▶ EXERCISE BRIEF:
Within the entries below, please return exactly the lines from the one with "Reproduce this chart" through the one with "policy_rate = [8.0, 16.5, 17.75, 24.0, 19.75, 16.5, 14.0, 14.0]", leaving out any pictures.

▶ AVAILABLE RECORDS:
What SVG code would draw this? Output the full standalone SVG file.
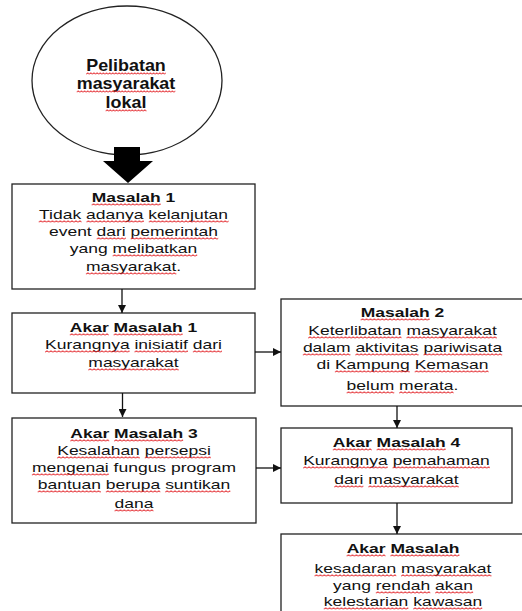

...

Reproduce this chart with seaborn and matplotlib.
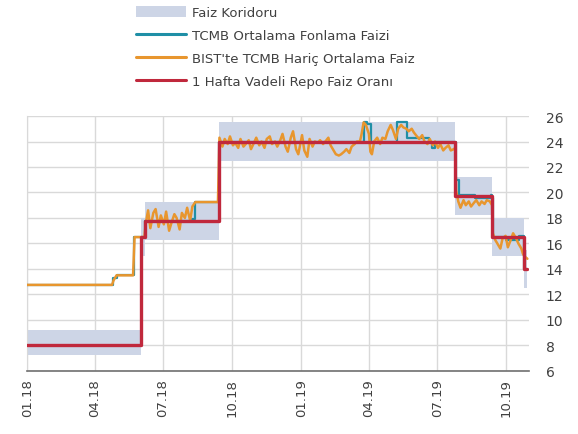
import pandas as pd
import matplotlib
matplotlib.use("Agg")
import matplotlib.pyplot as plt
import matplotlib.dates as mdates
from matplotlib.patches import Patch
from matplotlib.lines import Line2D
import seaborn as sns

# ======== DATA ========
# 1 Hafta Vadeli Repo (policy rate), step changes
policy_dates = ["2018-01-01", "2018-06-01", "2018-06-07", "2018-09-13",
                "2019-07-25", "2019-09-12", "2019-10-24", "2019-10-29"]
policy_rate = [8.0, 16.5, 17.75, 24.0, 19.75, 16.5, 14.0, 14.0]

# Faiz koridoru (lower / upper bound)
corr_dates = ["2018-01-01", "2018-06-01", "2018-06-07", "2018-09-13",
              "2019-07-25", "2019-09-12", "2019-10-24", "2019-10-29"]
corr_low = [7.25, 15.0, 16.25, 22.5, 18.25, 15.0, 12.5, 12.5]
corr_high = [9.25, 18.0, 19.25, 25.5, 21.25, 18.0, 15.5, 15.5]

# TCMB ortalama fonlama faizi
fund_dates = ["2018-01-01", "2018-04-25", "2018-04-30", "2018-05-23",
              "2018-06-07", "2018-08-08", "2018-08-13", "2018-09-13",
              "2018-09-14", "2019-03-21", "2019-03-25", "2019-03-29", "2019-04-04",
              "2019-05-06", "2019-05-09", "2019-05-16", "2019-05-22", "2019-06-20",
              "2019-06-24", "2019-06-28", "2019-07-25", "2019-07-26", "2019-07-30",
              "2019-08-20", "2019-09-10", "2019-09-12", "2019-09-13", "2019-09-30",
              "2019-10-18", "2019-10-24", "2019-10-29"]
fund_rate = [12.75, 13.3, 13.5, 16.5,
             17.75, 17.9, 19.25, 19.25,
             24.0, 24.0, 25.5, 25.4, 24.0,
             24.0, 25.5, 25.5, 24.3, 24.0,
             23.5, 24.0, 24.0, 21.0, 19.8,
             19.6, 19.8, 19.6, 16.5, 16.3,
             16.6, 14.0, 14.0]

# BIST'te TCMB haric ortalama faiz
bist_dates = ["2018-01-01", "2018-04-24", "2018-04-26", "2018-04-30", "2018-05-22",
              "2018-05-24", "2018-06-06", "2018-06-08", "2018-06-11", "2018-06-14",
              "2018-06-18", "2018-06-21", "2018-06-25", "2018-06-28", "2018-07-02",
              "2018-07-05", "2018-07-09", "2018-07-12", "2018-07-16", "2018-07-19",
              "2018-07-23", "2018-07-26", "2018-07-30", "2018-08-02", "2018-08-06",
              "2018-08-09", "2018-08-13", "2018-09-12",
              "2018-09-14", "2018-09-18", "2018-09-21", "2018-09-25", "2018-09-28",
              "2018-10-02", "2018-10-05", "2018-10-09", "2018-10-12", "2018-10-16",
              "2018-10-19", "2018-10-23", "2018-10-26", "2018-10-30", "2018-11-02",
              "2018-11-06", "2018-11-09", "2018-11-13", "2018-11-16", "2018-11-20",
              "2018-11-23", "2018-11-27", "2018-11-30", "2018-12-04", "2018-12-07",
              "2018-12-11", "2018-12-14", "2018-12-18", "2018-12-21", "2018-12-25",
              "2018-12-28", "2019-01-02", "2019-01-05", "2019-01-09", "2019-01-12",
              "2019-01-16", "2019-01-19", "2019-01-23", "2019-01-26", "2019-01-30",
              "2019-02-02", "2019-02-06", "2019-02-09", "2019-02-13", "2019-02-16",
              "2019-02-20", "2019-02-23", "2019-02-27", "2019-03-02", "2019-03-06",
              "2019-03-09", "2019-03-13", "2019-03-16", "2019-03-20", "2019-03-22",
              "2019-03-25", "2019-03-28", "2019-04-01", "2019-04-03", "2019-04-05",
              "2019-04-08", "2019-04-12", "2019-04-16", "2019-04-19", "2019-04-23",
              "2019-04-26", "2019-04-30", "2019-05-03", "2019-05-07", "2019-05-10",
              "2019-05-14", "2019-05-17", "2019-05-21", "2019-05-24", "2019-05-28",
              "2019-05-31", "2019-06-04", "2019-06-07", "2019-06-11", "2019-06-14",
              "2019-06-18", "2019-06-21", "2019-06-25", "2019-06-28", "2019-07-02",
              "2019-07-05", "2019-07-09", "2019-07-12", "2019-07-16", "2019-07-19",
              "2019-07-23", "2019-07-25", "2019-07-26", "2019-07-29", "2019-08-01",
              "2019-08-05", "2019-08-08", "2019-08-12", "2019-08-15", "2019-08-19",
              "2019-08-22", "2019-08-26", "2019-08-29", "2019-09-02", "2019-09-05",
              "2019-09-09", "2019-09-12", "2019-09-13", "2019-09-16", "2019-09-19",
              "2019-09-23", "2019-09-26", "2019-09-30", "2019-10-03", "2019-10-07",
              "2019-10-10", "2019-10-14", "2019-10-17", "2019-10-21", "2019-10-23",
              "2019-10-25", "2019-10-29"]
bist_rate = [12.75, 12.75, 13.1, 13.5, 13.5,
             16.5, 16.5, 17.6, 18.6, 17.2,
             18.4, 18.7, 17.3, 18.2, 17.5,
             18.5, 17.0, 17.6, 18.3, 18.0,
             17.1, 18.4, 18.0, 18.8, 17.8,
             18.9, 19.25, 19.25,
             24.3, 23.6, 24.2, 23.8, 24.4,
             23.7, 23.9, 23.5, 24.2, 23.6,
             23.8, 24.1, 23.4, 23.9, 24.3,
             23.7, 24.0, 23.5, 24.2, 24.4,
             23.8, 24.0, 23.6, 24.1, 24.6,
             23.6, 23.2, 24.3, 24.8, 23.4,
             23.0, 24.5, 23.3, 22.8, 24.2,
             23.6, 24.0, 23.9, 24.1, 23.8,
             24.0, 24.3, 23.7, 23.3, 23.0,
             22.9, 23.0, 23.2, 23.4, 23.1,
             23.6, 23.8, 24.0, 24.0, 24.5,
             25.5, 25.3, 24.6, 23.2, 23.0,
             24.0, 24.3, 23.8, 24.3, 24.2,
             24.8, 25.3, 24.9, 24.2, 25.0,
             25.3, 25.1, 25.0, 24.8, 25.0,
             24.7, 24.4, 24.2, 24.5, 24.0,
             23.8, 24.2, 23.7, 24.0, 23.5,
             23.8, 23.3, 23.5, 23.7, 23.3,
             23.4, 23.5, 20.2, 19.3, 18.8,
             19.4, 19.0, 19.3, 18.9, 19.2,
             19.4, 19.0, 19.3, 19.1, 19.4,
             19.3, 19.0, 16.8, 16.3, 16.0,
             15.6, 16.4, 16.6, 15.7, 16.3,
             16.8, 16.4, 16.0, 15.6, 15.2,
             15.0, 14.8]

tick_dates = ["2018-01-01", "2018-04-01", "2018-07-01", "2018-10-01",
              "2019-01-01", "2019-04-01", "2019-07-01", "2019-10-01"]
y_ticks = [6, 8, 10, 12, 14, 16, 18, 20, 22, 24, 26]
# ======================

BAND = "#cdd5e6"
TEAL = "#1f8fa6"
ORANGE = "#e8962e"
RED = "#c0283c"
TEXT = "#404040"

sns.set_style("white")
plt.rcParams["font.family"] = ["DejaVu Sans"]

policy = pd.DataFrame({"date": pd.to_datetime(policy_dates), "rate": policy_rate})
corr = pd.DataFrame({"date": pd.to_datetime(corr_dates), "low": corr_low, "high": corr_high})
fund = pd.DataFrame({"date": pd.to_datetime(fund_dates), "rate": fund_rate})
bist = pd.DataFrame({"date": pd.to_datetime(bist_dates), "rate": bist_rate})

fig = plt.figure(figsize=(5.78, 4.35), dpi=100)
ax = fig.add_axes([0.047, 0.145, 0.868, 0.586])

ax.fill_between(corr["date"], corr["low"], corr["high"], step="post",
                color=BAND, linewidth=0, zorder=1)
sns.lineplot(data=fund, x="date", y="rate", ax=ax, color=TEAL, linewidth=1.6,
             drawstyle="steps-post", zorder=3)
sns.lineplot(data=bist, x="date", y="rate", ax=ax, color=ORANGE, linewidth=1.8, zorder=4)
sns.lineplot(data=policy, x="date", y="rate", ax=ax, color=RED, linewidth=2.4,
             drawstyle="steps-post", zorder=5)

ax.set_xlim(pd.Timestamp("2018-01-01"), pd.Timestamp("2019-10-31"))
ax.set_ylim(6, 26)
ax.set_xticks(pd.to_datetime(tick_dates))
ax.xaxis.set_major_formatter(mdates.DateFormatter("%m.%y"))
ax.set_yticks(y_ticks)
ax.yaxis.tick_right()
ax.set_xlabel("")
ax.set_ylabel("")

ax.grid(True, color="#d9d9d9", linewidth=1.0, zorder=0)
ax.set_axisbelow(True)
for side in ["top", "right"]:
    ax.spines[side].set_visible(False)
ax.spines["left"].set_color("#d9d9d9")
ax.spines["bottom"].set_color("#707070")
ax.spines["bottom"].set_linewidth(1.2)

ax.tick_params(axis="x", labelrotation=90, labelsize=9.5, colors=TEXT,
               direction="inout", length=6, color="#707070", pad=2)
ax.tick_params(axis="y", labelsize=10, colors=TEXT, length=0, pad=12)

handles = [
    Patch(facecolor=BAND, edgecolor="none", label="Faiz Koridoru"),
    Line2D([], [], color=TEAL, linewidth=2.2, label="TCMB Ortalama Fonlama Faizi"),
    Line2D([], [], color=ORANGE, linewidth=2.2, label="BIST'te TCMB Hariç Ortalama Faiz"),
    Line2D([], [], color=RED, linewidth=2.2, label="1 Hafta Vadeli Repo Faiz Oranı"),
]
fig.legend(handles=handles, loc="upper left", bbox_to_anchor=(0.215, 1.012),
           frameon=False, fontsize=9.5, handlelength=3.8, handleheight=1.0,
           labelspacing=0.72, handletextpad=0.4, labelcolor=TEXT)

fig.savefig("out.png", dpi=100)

▶ REPLY:
Reproduce this chart with seaborn and matplotlib.
import pandas as pd
import matplotlib
matplotlib.use("Agg")
import matplotlib.pyplot as plt
import matplotlib.dates as mdates
from matplotlib.patches import Patch
from matplotlib.lines import Line2D
import seaborn as sns

# ======== DATA ========
# 1 Hafta Vadeli Repo (policy rate), step changes
policy_dates = ["2018-01-01", "2018-06-01", "2018-06-07", "2018-09-13",
                "2019-07-25", "2019-09-12", "2019-10-24", "2019-10-29"]
policy_rate = [8.0, 16.5, 17.75, 24.0, 19.75, 16.5, 14.0, 14.0]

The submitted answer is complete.